Guest Opinion//August 23, 2016
When Arizona enacted a law in 1972 effectively preventing farmworkers from organizing, Cesar Chavez and I met with local Latino leaders here who were skeptical that change could ever happen in the state. No se puede, they repeated. In Arizona, it can’t be done. These leaders were facing a seemingly all-powerful agribusiness lobby and an unsympathetic governor, who had said in reference to farm workers, “as far as I’m concerned, those people don’t exist.” But I had seen the transformative power of grassroots organizing. I told them: si se puede. Yes, we can.
What became the refrain of the farmworkers’ campaign here and across the country—and eventually President Obama’s campaign slogan—could just as easily be the rallying cry for the 2016 election. At a time when Latino communities are under attack, when the Republican presidential nominee wants to forcibly deport 11 million undocumented people and paints Mexican immigrants as rapists and criminals, yes we can fight back and create a more hopeful political reality. Si se puede.
When commentators talk about the potential impact of Latino voters on 2016, the focus tends to be on a few battleground states with a large number of Latino voters—namely, Nevada, Colorado, and, of course, Florida. But there are other places where Latino voters could cast the deciding ballots this year. Here in Arizona, the growing Latino electorate could make a difference in the outcome of the presidential election in a way conventional political wisdom hasn’t previously thought was possible. Arizonans could not only decide the election, but this year could also determine who controls the Senate.

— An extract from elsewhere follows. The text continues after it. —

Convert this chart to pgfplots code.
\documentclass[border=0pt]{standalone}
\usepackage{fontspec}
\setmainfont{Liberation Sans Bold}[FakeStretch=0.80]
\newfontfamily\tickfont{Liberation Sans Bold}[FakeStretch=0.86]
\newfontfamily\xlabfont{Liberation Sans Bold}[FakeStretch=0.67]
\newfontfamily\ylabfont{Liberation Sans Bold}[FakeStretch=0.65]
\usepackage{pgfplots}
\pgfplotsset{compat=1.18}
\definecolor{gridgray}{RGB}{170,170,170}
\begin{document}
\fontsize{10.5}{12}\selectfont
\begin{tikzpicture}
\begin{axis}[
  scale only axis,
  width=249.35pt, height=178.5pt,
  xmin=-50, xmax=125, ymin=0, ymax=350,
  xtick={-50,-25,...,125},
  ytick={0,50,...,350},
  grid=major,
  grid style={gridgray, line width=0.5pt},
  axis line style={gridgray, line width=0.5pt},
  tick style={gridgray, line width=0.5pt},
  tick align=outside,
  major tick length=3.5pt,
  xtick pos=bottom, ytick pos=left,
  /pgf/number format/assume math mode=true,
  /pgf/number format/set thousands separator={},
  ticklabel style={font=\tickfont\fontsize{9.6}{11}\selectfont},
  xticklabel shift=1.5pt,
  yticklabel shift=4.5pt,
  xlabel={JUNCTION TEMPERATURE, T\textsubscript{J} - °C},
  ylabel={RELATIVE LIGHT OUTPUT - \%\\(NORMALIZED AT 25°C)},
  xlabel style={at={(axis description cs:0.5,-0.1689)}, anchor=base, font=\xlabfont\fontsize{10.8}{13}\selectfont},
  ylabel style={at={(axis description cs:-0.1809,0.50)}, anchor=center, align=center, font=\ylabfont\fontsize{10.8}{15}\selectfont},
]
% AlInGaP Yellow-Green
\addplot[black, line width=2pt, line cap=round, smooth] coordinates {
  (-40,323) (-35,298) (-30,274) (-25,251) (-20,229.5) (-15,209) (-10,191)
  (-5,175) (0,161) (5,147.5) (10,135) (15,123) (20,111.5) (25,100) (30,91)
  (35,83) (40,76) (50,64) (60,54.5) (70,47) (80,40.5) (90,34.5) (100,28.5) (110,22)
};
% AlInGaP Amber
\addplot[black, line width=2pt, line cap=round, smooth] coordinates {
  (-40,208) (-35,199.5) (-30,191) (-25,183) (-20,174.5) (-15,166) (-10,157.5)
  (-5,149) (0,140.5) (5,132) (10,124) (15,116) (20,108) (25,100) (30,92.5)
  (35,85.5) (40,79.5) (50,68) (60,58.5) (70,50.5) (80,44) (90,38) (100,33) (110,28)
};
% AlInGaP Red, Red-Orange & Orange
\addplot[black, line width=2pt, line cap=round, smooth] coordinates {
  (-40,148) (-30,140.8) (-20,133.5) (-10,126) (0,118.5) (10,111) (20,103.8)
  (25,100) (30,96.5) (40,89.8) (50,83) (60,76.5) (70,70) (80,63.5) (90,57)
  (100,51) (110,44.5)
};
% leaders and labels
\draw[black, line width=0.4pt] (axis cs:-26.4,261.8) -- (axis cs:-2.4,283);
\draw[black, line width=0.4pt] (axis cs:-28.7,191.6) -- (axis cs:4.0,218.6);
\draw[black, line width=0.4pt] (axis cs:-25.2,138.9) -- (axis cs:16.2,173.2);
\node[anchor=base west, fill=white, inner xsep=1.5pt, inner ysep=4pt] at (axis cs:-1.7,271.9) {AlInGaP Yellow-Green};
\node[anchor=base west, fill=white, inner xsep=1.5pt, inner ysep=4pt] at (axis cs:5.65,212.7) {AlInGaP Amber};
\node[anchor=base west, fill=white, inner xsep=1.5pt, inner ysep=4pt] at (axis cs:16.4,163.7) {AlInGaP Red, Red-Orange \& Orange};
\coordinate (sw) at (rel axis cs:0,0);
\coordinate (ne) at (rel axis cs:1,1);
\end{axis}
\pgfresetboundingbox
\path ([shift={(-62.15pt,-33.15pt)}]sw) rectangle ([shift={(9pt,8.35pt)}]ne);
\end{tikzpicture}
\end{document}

By any measure the numbers are there if we vote. Arizona’s changing demographics, as well as efforts to register and mobilize Latino voters in the wake of the draconian anti-immigrant SB 1070 bill and in the years following, could be helping to push the state from red to purple. Latino voters in Arizona have shown that they are willing to fight back at the ballot box against attacks on our communities. Consider this: In the 2008 election, Latino voters cast less than 12 percent of the ballots in the state. After SB 1070 was signed into law in 2010, that number shot up to almost 19 percent. The state’s Latino electorate has only grown since then, and with Trump’s anti-immigrant hate at the top of the Republican ticket, there’s plenty of reasons to show up at the polls again this year. Latino communities here in Arizona may be on the cusp of turning the tide and realizing the kind of political power we envisioned in that 1972 meeting.

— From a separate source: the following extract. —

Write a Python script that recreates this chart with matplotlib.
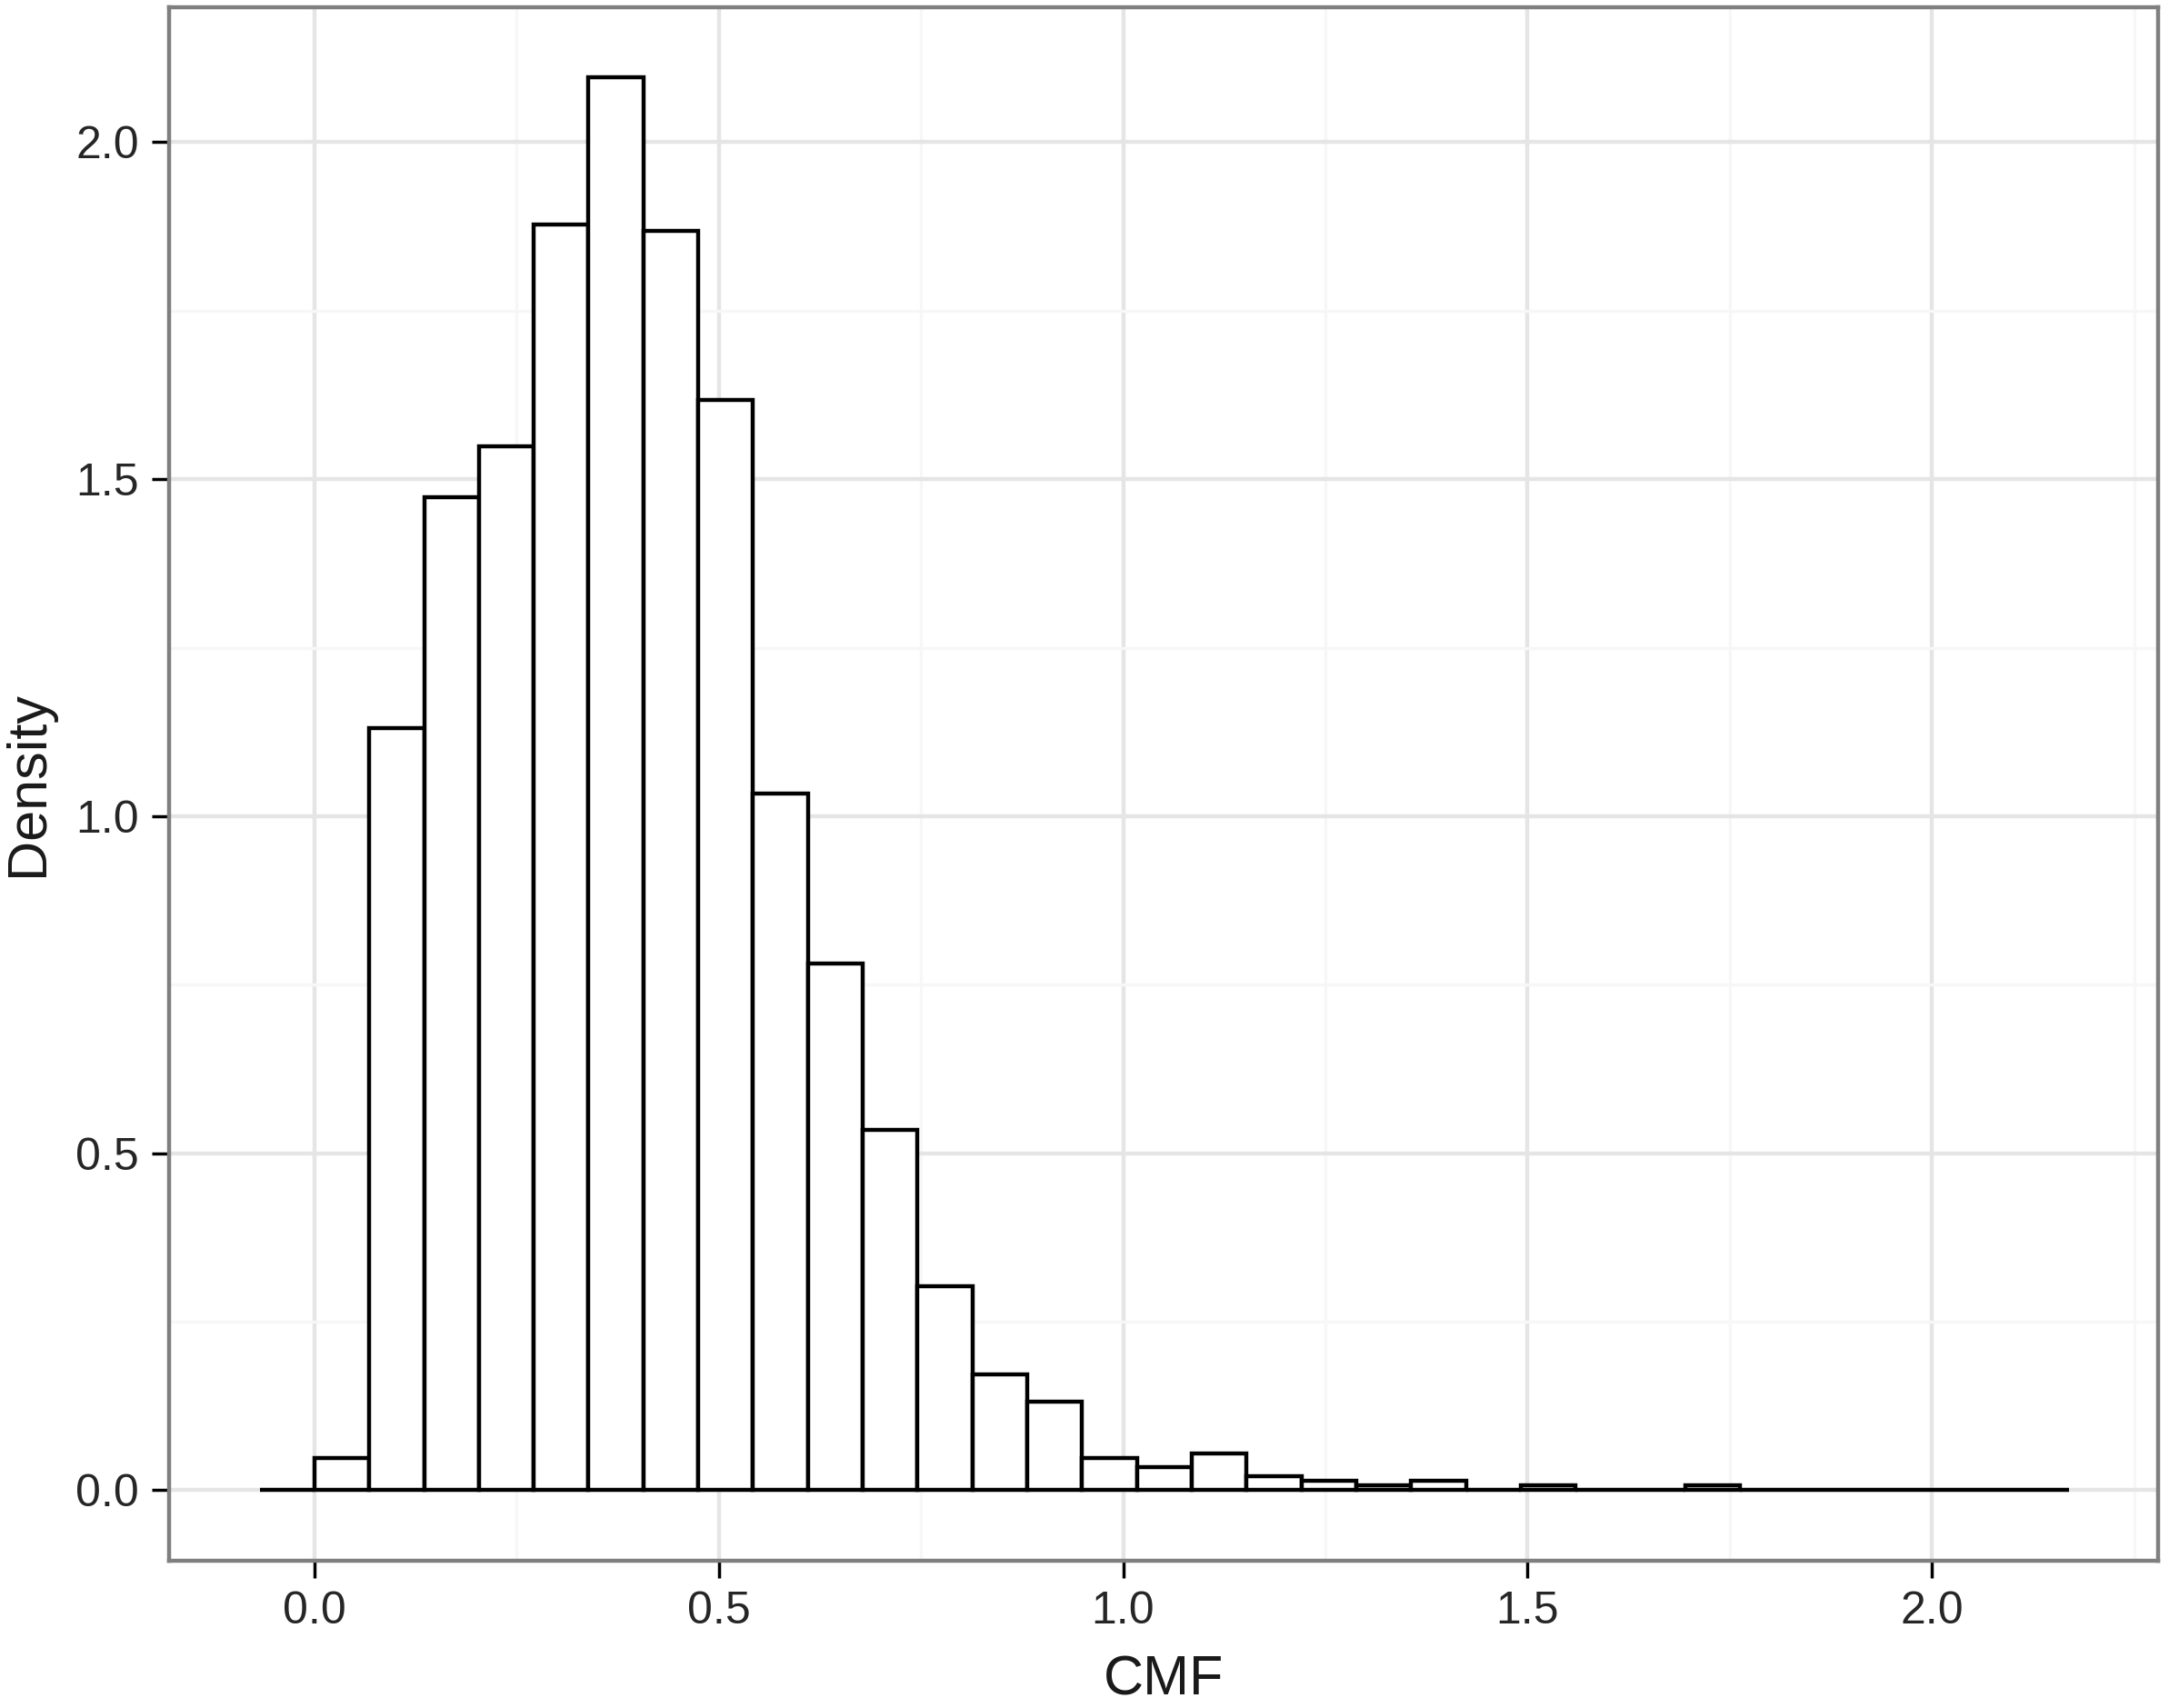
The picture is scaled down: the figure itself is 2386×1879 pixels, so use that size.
import numpy as np
import matplotlib
matplotlib.use("Agg")
import matplotlib.pyplot as plt
from matplotlib.ticker import MultipleLocator

plt.rcParams["font.family"] = ["Liberation Sans", "DejaVu Sans"]

# histogram (density per bin)
bin_start = -0.0678
bin_width = 0.0678
density = [
    0.0, 0.048, 1.131, 1.473, 1.549, 1.878, 2.096, 1.869, 1.617, 1.034,
    0.782, 0.534, 0.302, 0.172, 0.131, 0.048, 0.034, 0.055, 0.021, 0.014,
    0.007, 0.014, 0.0, 0.007, 0.0, 0.0, 0.007, 0.0, 0.0, 0.0,
    0.0, 0.0, 0.0,
]
x_ticks = [0.0, 0.5, 1.0, 1.5, 2.0]
y_ticks = [0.0, 0.5, 1.0, 1.5, 2.0]

W, H, DPI = 2386, 1879, 100
fig = plt.figure(figsize=(W / DPI, H / DPI), dpi=DPI)
ax = fig.add_axes([186 / W, 1 - 1717 / H, (2374 - 186) / W, (1717 - 7.6) / H])

lefts = bin_start + bin_width * np.arange(len(density))
ax.bar(lefts, density, width=bin_width, align="edge",
       facecolor="white", edgecolor="black", linewidth=3.2, zorder=3)

ax.set_xlim(-0.1797, 2.2797)
ax.set_ylim(-0.1048, 2.2008)

ax.set_xticks(x_ticks)
ax.set_yticks(y_ticks)
ax.set_xticklabels([f"{t:.1f}" for t in x_ticks])
ax.set_yticklabels([f"{t:.1f}" for t in y_ticks])
ax.xaxis.set_minor_locator(MultipleLocator(0.25))
ax.yaxis.set_minor_locator(MultipleLocator(0.25))

ax.grid(True, which="major", color="#E5E5E5", linewidth=3.2, zorder=0)
ax.grid(True, which="minor", color="#F7F7F7", linewidth=2.4, zorder=0)
ax.set_axisbelow(True)

ax.tick_params(which="major", direction="out", length=14, width=2.5,
               color="black", labelsize=36, labelcolor="#262626", pad=10)
ax.tick_params(which="minor", length=0)

for s in ax.spines.values():
    s.set_color("#7F7F7F")
    s.set_linewidth(3.2)

ax.set_xlabel("CMF", fontsize=44, color="#1A1A1A", va="baseline")
ax.xaxis.set_label_coords(0.5, -0.086)
ax.set_ylabel("Density", fontsize=44, color="#1A1A1A", va="center")
ax.yaxis.set_label_coords(-0.0706, 0.5)

fig.savefig("out.png", dpi=DPI)
plt.close(fig)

Those who say it can’t be done only need to look next door to the example of California. It was never easy there, and vested interests against us were strong. In the 1994 California governor’s race, Pete Wilson campaigned on a horrific anti-immigrant measure, Proposition 187, that prevented undocumented immigrants from accessing essential services like health care and education. Even though Wilson and Prop 187 won at the ballot box that year, the GOP’s anti-immigrant hate set off a transformation of the state’s politics, with Latino political participation skyrocketing and the state ultimately shifting from red to blue. The lesson? If you push anti-immigrant and anti-Latino policies—if you push exclusion and division—and if we simply vote, you will lose out, in a big way.
It’s a lesson that Republicans don’t seem to have learned. Donald Trump has taken every opportunity to smear Latino communities, from peddling damaging stereotypes to questioning the ability of a federal judge to do his job simply because of his heritage. He is pushing his own anti-immigrant agenda and demonizing an entire community of people. And Republicans across the country are falling in line with his extreme agenda.
So here’s a warning for the Party of Trump: What happened in California won’t stay in California. It can happen right here in Arizona, and it can happen across the country. Latino voters can raise our voices against the anti-immigrant hate poisoning our politics, and we can decide an election through turning out and voting on Election Day. The words I first said in 1972 in this state still ring true today: si se puede. Yes, we can.
Civil rights leader Dolores Huerta is the co-founder of the United Farm Workers and serves on the board of People For the American Way.